Taking the first step towards unfamiliar territory is always the hardest. But that first push started something for me. I got better at hackathon pitches, better at open house presentations and better at presenting at robotics workshops. With each presentation, I felt myself feel more and more comfortable...

STEAMInspires Conference

Comfortable to the point where I decided to apply to be a speaker a STEAM conference of around 40 attendees. I felt extremely nervous while typing the application, the question of

“If I even get accepted, will I be able to do it?”

I did get accepted, and the question followed me the days leading up to the conference, even to the day of the conference. I spoke with the other speakers before the event started, and they were all extremely nice, and confident. As the third presenter, I watched as three other speakers shared their STEAM stories. I was definitely inspired by their presentations, as they had explored fields of STEAM that I previously hadn’t delved into.

Then it was my turn. I got up to the front of the room, watched as my presentation got hooked up to the screen, and began speaking.

Surprisingly, it went well. I found it extremely easy to talk about my life since, after all, no one knew it better than I did. I felt confident, and my 15-minute presentation seemed to only last five minutes for me.

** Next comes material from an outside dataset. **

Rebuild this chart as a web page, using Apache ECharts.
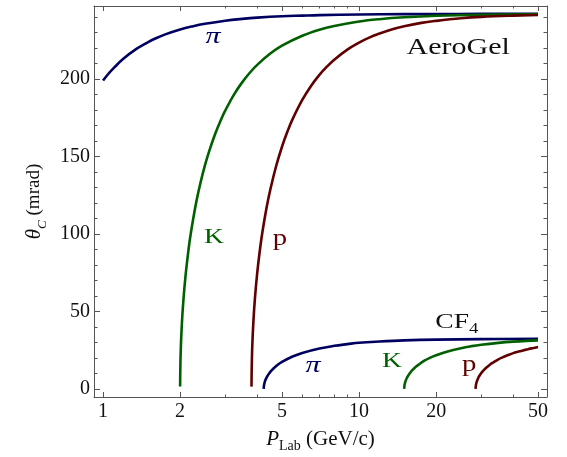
<!DOCTYPE html>
<html>
<head>
<meta charset="utf-8">
<script src="https://cdn.jsdelivr.net/npm/echarts@6/dist/echarts.min.js"></script>
<style>
  html, body { margin: 0; padding: 0; background: #fff; }
  #chart { width: 567px; height: 457px; }
</style>
</head>
<body>
<div id="chart"></div>
<script>
// Cherenkov angle θ_C (mrad) versus lab momentum (GeV/c) for π, K and p
// in an aerogel radiator and in CF4 gas.

// --- AeroGel ---
const pAeroPi  = [1.0, 1.05, 1.1, 1.2, 1.35, 1.5, 1.6, 1.75, 2, 2.25, 2.5, 3, 3.5, 4, 5, 6, 7, 10, 15, 20, 30, 50];
const thAeroPi = [198.9, 203.3, 206.9, 212.9, 219.3, 223.7, 226.0, 228.7, 231.9, 234.0, 235.5, 237.5, 238.7, 239.5, 240.4, 240.8, 241.1, 241.5, 241.75, 241.8, 241.9, 241.95];

const pAeroK  = [2.0, 2.01, 2.03, 2.06, 2.1, 2.15, 2.2, 2.3, 2.4, 2.5, 2.6, 2.75, 2.9, 3, 3.25, 3.5, 3.75, 4, 4.5, 5, 6, 7, 8, 10, 12, 15, 20, 30, 50];
const thAeroK = [1.5, 23.2, 40.7, 57.2, 72.9, 87.9, 99.9, 118.5, 132.7, 144.2, 153.6, 165.1, 174.3, 179.5, 190.0, 197.9, 204.1, 209.0, 216.3, 221.4, 227.8, 231.7, 234.1, 237.0, 238.5, 239.7, 240.7, 241.4, 241.7];

const pAeroP  = [3.80, 3.81, 3.83, 3.87, 3.92, 4, 4.1, 4.2, 4.35, 4.5, 4.75, 5, 5.25, 5.5, 6, 6.5, 7, 7.5, 8, 9, 10, 11, 12, 13.5, 15, 17.5, 20, 25, 30, 40, 50];
const thAeroP = [1.5, 15.4, 28.9, 44.7, 58.4, 74.5, 89.8, 102.0, 116.7, 128.5, 144.1, 156.2, 166.0, 174.0, 186.4, 195.6, 202.6, 208.0, 212.4, 218.9, 223.4, 226.8, 229.2, 232.0, 233.9, 236.1, 237.4, 239.1, 240.0, 240.8, 241.2];

// --- CF4 ---
const pGasPi  = [4.24, 4.25, 4.27, 4.3, 4.35, 4.4, 4.5, 4.6, 4.8, 5, 5.5, 6, 7, 8, 9, 10, 12, 15, 20, 30, 50];
const thGasPi = [0, 2, 3.7, 5.4, 7.3, 8.7, 11, 12.7, 15.4, 17.4, 20.9, 23.2, 26.1, 27.8, 28.9, 29.8, 30.6, 31.3, 31.8, 32.1, 32.3];

const pGasK  = [15.0, 15.05, 15.1, 15.2, 15.35, 15.5, 15.75, 16, 16.5, 17, 18, 19, 20, 22, 25, 27.5, 30, 35, 40, 45, 50];
const thGasK = [0, 2.5, 3.6, 5.2, 6.9, 8.2, 10, 11.4, 13.7, 15.4, 18.2, 20.2, 21.7, 24, 26.3, 27.6, 28.5, 29.7, 30.5, 31, 31.3];

const pGasP  = [28.5, 28.55, 28.6, 28.8, 29.2, 29.6, 30, 30.5, 31, 32.5, 33.5, 35, 36.5, 38, 40, 42, 44, 46, 48, 50];
const thGasP = [0, 1.5, 2.4, 4.6, 7.1, 8.8, 10.2, 11.7, 12.9, 15.8, 17.2, 19.1, 20.5, 21.7, 23.1, 24.1, 25, 25.8, 26.4, 27];

// Axis ticks
const xMajorTicks = [1, 2, 5, 10, 20, 50];
const xMinorTicks = [3, 4, 6, 7, 8, 9, 30, 40];
const yMajorTicks = [0, 50, 100, 150, 200];
const yMinorTicks = [10, 20, 30, 40, 60, 70, 80, 90, 110, 120, 130, 140, 160, 170, 180, 190, 210, 220, 230, 240];

// Curve annotations: [text key, momentum, angle]
const curveLabels = [
  ['pi', 2.69, 227.5], ['K', 2.71, 98], ['p', 4.91, 97],
  ['pi', 6.61, 15], ['K', 13.45, 17.6], ['p', 26.9, 15.6]
];
const radiatorLabels = [['AeroGel', 24.4, 220], ['CF4', 24.1, 43.3]];

const C_PI = '#000060';
const C_K = '#006000';
const C_P = '#600000';
const FRAME = '#555555';
const SERIF = 'Liberation Serif';

const zip = (xs, ys) => xs.map((x, i) => [x, ys[i]]);

const X_MIN = 0.922, X_MAX = 54.2;
const Y_MIN = -5.2, Y_MAX = 247;

function xAxisDef(position, ticks, len, withLine, withLabel) {
  const ax = {
    type: 'log', logBase: 10, position: position, min: X_MIN, max: X_MAX,
    axisLine: { show: withLine, onZero: false, lineStyle: { color: FRAME, width: 1 } },
    axisTick: { show: true, inside: true, length: len, customValues: ticks, lineStyle: { color: FRAME, width: 1 } },
    axisLabel: { show: false },
    splitLine: { show: false },
    minorTick: { show: false }
  };
  if (withLabel) {
    ax.axisLabel = {
      show: true, customValues: ticks, margin: 5,
      formatter: v => String(Math.round(v)),
      fontFamily: SERIF, fontSize: 20, color: '#111'
    };
    ax.name = '{i|P}{s|Lab} (GeV/c)';
    ax.nameLocation = 'middle';
    ax.nameGap = 31;
    ax.nameTextStyle = {
      fontFamily: SERIF, fontSize: 21, color: '#111', lineHeight: 26, verticalAlign: 'middle',
      rich: {
        i: { fontFamily: SERIF, fontStyle: 'italic', fontSize: 21, color: '#111', lineHeight: 26, verticalAlign: 'middle' },
        s: { fontFamily: SERIF, fontSize: 14, color: '#111', lineHeight: 26, verticalAlign: 'bottom' }
      }
    };
  }
  return ax;
}

function yAxisDef(position, ticks, len, withLine, withLabel) {
  const ax = {
    type: 'value', position: position, min: Y_MIN, max: Y_MAX,
    axisLine: { show: withLine, onZero: false, lineStyle: { color: FRAME, width: 1 } },
    axisTick: { show: true, inside: true, length: len, customValues: ticks, lineStyle: { color: FRAME, width: 1 } },
    axisLabel: { show: false },
    splitLine: { show: false },
    minorTick: { show: false }
  };
  if (withLabel) {
    ax.axisLabel = {
      show: true, customValues: ticks, margin: 4,
      fontFamily: SERIF, fontSize: 20, color: '#111'
    };
    ax.name = '{t|θ}{s|C} (mrad)';
    ax.nameLocation = 'middle';
    ax.nameGap = 50;
    ax.nameTextStyle = {
      fontFamily: SERIF, fontSize: 19, color: '#111', lineHeight: 30, verticalAlign: 'middle',
      rich: {
        t: { fontFamily: SERIF, fontStyle: 'italic', fontSize: 21, color: '#111', lineHeight: 30, verticalAlign: 'middle' },
        s: { fontFamily: SERIF, fontStyle: 'italic', fontSize: 13, color: '#111', lineHeight: 30, verticalAlign: 'bottom' }
      }
    };
  }
  return ax;
}

function curve(name, xs, ys, color) {
  return {
    name: name, type: 'line', xAxisIndex: 0, yAxisIndex: 0,
    data: zip(xs, ys), showSymbol: false, symbol: 'none',
    smooth: 0.4, clip: true,
    lineStyle: { color: color, width: 2.6 },
    emphasis: { disabled: true }
  };
}

const chart = echarts.init(document.getElementById('chart'), null, { renderer: 'canvas' });

chart.setOption({
  animation: false,
  backgroundColor: '#ffffff',
  grid: { left: 94, right: 20, top: 6, bottom: 60, outerBoundsMode: 'none' },
  xAxis: [
    xAxisDef('bottom', xMajorTicks, 5, true, true),
    xAxisDef('bottom', xMinorTicks, 2.5, false, false),
    xAxisDef('top', xMajorTicks, 5, true, false),
    xAxisDef('top', xMinorTicks, 2.5, false, false)
  ],
  yAxis: [
    yAxisDef('left', yMajorTicks, 6, true, true),
    yAxisDef('left', yMinorTicks, 3.5, false, false),
    yAxisDef('right', yMajorTicks, 6, true, false),
    yAxisDef('right', yMinorTicks, 3.5, false, false)
  ],
  series: [
    curve('π AeroGel', pAeroPi, thAeroPi, C_PI),
    curve('K AeroGel', pAeroK, thAeroK, C_K),
    curve('p AeroGel', pAeroP, thAeroP, C_P),
    curve('π CF4', pGasPi, thGasPi, C_PI),
    curve('K CF4', pGasK, thGasK, C_K),
    curve('p CF4', pGasP, thGasP, C_P)
  ]
});

// Text annotations anchored to data coordinates, drawn slightly widened.
const labelStyle = {
  pi: { text: 'π', fill: C_PI, fontStyle: 'italic', fontSize: 24 },
  K:  { text: 'K', fill: C_K, fontStyle: 'normal', fontSize: 22 },
  p:  { text: 'p', fill: C_P, fontStyle: 'normal', fontSize: 23 }
};
const graphics = [];
curveLabels.forEach(([key, px, py]) => {
  const pos = chart.convertToPixel({ seriesIndex: 0 }, [px, py]);
  const st = labelStyle[key];
  graphics.push({
    type: 'text', x: pos[0], y: pos[1], scaleX: 1.25, silent: true,
    style: {
      text: st.text, fill: st.fill, fontFamily: SERIF, fontStyle: st.fontStyle,
      fontSize: st.fontSize, align: 'center', verticalAlign: 'middle'
    }
  });
});
radiatorLabels.forEach(([key, px, py]) => {
  const pos = chart.convertToPixel({ seriesIndex: 0 }, [px, py]);
  const isGas = key === 'CF4';
  graphics.push({
    type: 'text', x: pos[0], y: pos[1], scaleX: 1.25, silent: true,
    style: isGas ? {
      text: '{a|CF}{b|4}', align: 'center', verticalAlign: 'middle',
      rich: {
        a: { fontFamily: SERIF, fontSize: 22, fill: '#111', lineHeight: 30, verticalAlign: 'middle' },
        b: { fontFamily: SERIF, fontSize: 15, fill: '#111', lineHeight: 30, verticalAlign: 'bottom' }
      }
    } : {
      text: key, fill: '#111', fontFamily: SERIF, fontSize: 24,
      align: 'center', verticalAlign: 'middle'
    }
  });
});
chart.setOption({ graphic: graphics });
</script>
</body>
</html>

At the end of my presentation, as I sat back in my seat to listen to the next presenter, I could finally answer my pestering questions.

“Yes. I did do it”


I don’t think I’ll ever be the best presenter in the world. Sometimes, I still speak too fast, or I’ll lose train of thought. But over time, I’ve learned to recover from these slips, and I know one day, with enough practice, I won’t need to worry about these things. I’m happy with how far I’ve come since the start of this experience, and I can’t wait to see where public speaking brings me next.

Overall Takeaways

The first step is always the hardest. I think this is true, no matter what the case. First time riding a bike, the first resume submitted, the first day on the job… honestly, the first time writing a published blog post about my experiences.

Only compare yourself to you. You’re only competing against your past self, not anyone else. Spending time wondering why you aren’t more like X will only be wasting your time when you could be improving to be better than you were yesterday. Cheesy as it sounds, you are you, there is only one of you, therefore you are uniquely talented :)

Drinking water before speaking helps. I didn’t really mention this in the post, but seriously, water helps if you’re going to speaking for a while. Stay hydrated!